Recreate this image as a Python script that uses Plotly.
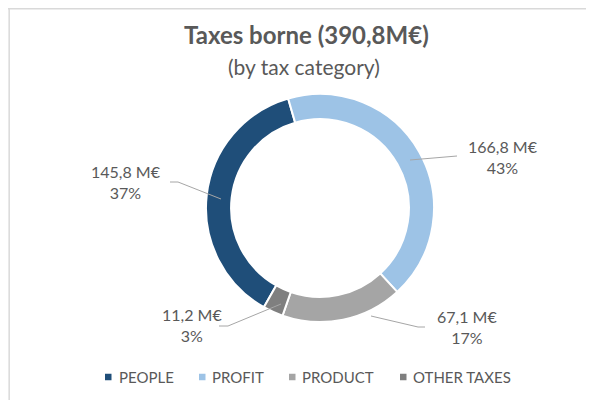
import plotly.graph_objects as go

# data
categories = ["PEOPLE", "PROFIT", "PRODUCT", "OTHER TAXES"]
amounts_meur = [145.8, 166.8, 67.1, 11.2]
shares_pct = [37, 43, 17, 3]
total_label = "390,8M€"

colors = ["#1F4E79", "#9DC3E6", "#A5A5A5", "#7F7F7F"]
TXT = "#595959"
FONT = "Lato"

# the page body has an 8px margin, so the figure is a bit smaller and
# everything below is given in window pixels and shifted by OFF
OFF = 8
W, H = 594 - OFF, 400 - OFF

# donut geometry in window px (centre + outer radius)
CX, CY, R = 320, 208, 114

# label placement (px): text centre, leader path (anchor on ring -> elbow -> end)
label_pos = [(126, 182), (503, 157), (467, 327), (192, 325)]
leaders = [
    [(221, 199), (178, 182), (170, 182)],
    [(410, 160), (457, 156)],
    [(371, 316), (418, 327), (425, 327)],
    [(281, 304), (228, 326), (219, 326)],
]
# legend: swatch left edge, text left edge
legend_sw = [105, 199, 289, 400]
legend_tx = [117, 210, 300, 411]
LEGEND_Y = 377
SW = 6.5


def px(x):
    return (x - OFF) / W


def py(y):
    return 1 - (y - OFF) / H


fig = go.Figure(go.Pie(
    labels=categories,
    values=amounts_meur,
    hole=0.78,
    sort=False,
    direction="clockwise",
    rotation=209.5,
    marker=dict(colors=colors, line=dict(color="white", width=2)),
    textinfo="none",
    hoverinfo="label+value+percent",
    showlegend=False,
    domain=dict(x=[px(CX - R), px(CX + R)], y=[py(CY + R), py(CY - R)]),
))

# data labels + leader lines
for amt, pct, (tx, ty), path in zip(amounts_meur, shares_pct, label_pos, leaders):
    txt = f"{amt:.1f}".replace(".", ",") + " M€<br>" + f"{pct}%"
    fig.add_annotation(x=px(tx), y=py(ty), xref="paper", yref="paper", text=txt,
                       showarrow=False, align="center", xanchor="center", yanchor="middle",
                       font=dict(family=FONT, size=16, color=TXT))
    d = "M " + " L ".join(f"{px(x)},{py(y)}" for x, y in path)
    fig.add_shape(type="path", path=d, xref="paper", yref="paper",
                  line=dict(color="#A6A6A6", width=1))

# legend, drawn by hand so the swatches stay small
for cat, col, sx, tx in zip(categories, colors, legend_sw, legend_tx):
    fig.add_shape(type="rect", xref="paper", yref="paper",
                  x0=px(sx), x1=px(sx + SW), y0=py(LEGEND_Y + SW / 2), y1=py(LEGEND_Y - SW / 2),
                  fillcolor=col, line=dict(width=0))
    fig.add_annotation(x=px(tx), y=py(LEGEND_Y), xref="paper", yref="paper",
                       xanchor="left", yanchor="middle", showarrow=False, text=cat,
                       font=dict(family=FONT, size=15, color=TXT))

# titles
fig.add_annotation(x=px(306), y=py(34), xref="paper", yref="paper", showarrow=False,
                   xanchor="center", yanchor="middle",
                   text=f"<b>Taxes borne ({total_label})</b>",
                   font=dict(family=FONT, size=24, color=TXT))
fig.add_annotation(x=px(304), y=py(67), xref="paper", yref="paper", showarrow=False,
                   xanchor="center", yanchor="middle",
                   text="(by tax category)",
                   font=dict(family=FONT, size=21, color=TXT))

# chart area border (only top/left edges are visible in the crop)
fig.add_shape(type="line", xref="paper", yref="paper", x0=0.002, x1=0.002, y0=0, y1=1,
              line=dict(color="#D9D9D9", width=1.5))
fig.add_shape(type="line", xref="paper", yref="paper", x0=0, x1=1, y0=0.998, y1=0.998,
              line=dict(color="#D9D9D9", width=1.5))

fig.update_layout(
    width=W, height=H,
    margin=dict(l=0, r=0, t=0, b=0),
    paper_bgcolor="white",
    plot_bgcolor="white",
    modebar=dict(bgcolor="rgba(0,0,0,0)", color="rgba(0,0,0,0)", activecolor="rgba(0,0,0,0)"),
)

fig.write_html("out.html")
----
◆ Work to complete ◆
Exclude the images, then output the data above word for word.

◆ Complete answer ◆
Recreate this image as a Python script that uses Plotly.
import plotly.graph_objects as go

# data
categories = ["PEOPLE", "PROFIT", "PRODUCT", "OTHER TAXES"]
amounts_meur = [145.8, 166.8, 67.1, 11.2]
shares_pct = [37, 43, 17, 3]
total_label = "390,8M€"

colors = ["#1F4E79", "#9DC3E6", "#A5A5A5", "#7F7F7F"]
TXT = "#595959"
FONT = "Lato"

# the page body has an 8px margin, so the figure is a bit smaller and
# everything below is given in window pixels and shifted by OFF
OFF = 8
W, H = 594 - OFF, 400 - OFF

# donut geometry in window px (centre + outer radius)
CX, CY, R = 320, 208, 114

# label placement (px): text centre, leader path (anchor on ring -> elbow -> end)
label_pos = [(126, 182), (503, 157), (467, 327), (192, 325)]
leaders = [
    [(221, 199), (178, 182), (170, 182)],
    [(410, 160), (457, 156)],
    [(371, 316), (418, 327), (425, 327)],
    [(281, 304), (228, 326), (219, 326)],
]
# legend: swatch left edge, text left edge
legend_sw = [105, 199, 289, 400]
legend_tx = [117, 210, 300, 411]
LEGEND_Y = 377
SW = 6.5


def px(x):
    return (x - OFF) / W


def py(y):
    return 1 - (y - OFF) / H


fig = go.Figure(go.Pie(
    labels=categories,
    values=amounts_meur,
    hole=0.78,
    sort=False,
    direction="clockwise",
    rotation=209.5,
    marker=dict(colors=colors, line=dict(color="white", width=2)),
    textinfo="none",
    hoverinfo="label+value+percent",
    showlegend=False,
    domain=dict(x=[px(CX - R), px(CX + R)], y=[py(CY + R), py(CY - R)]),
))

# data labels + leader lines
for amt, pct, (tx, ty), path in zip(amounts_meur, shares_pct, label_pos, leaders):
    txt = f"{amt:.1f}".replace(".", ",") + " M€<br>" + f"{pct}%"
    fig.add_annotation(x=px(tx), y=py(ty), xref="paper", yref="paper", text=txt,
                       showarrow=False, align="center", xanchor="center", yanchor="middle",
                       font=dict(family=FONT, size=16, color=TXT))
    d = "M " + " L ".join(f"{px(x)},{py(y)}" for x, y in path)
    fig.add_shape(type="path", path=d, xref="paper", yref="paper",
                  line=dict(color="#A6A6A6", width=1))

# legend, drawn by hand so the swatches stay small
for cat, col, sx, tx in zip(categories, colors, legend_sw, legend_tx):
    fig.add_shape(type="rect", xref="paper", yref="paper",
                  x0=px(sx), x1=px(sx + SW), y0=py(LEGEND_Y + SW / 2), y1=py(LEGEND_Y - SW / 2),
                  fillcolor=col, line=dict(width=0))
    fig.add_annotation(x=px(tx), y=py(LEGEND_Y), xref="paper", yref="paper",
                       xanchor="left", yanchor="middle", showarrow=False, text=cat,
                       font=dict(family=FONT, size=15, color=TXT))

# titles
fig.add_annotation(x=px(306), y=py(34), xref="paper", yref="paper", showarrow=False,
                   xanchor="center", yanchor="middle",
                   text=f"<b>Taxes borne ({total_label})</b>",
                   font=dict(family=FONT, size=24, color=TXT))
fig.add_annotation(x=px(304), y=py(67), xref="paper", yref="paper", showarrow=False,
                   xanchor="center", yanchor="middle",
                   text="(by tax category)",
                   font=dict(family=FONT, size=21, color=TXT))

# chart area border (only top/left edges are visible in the crop)
fig.add_shape(type="line", xref="paper", yref="paper", x0=0.002, x1=0.002, y0=0, y1=1,
              line=dict(color="#D9D9D9", width=1.5))
fig.add_shape(type="line", xref="paper", yref="paper", x0=0, x1=1, y0=0.998, y1=0.998,
              line=dict(color="#D9D9D9", width=1.5))

fig.update_layout(
    width=W, height=H,
    margin=dict(l=0, r=0, t=0, b=0),
    paper_bgcolor="white",
    plot_bgcolor="white",
    modebar=dict(bgcolor="rgba(0,0,0,0)", color="rgba(0,0,0,0)", activecolor="rgba(0,0,0,0)"),
)

fig.write_html("out.html")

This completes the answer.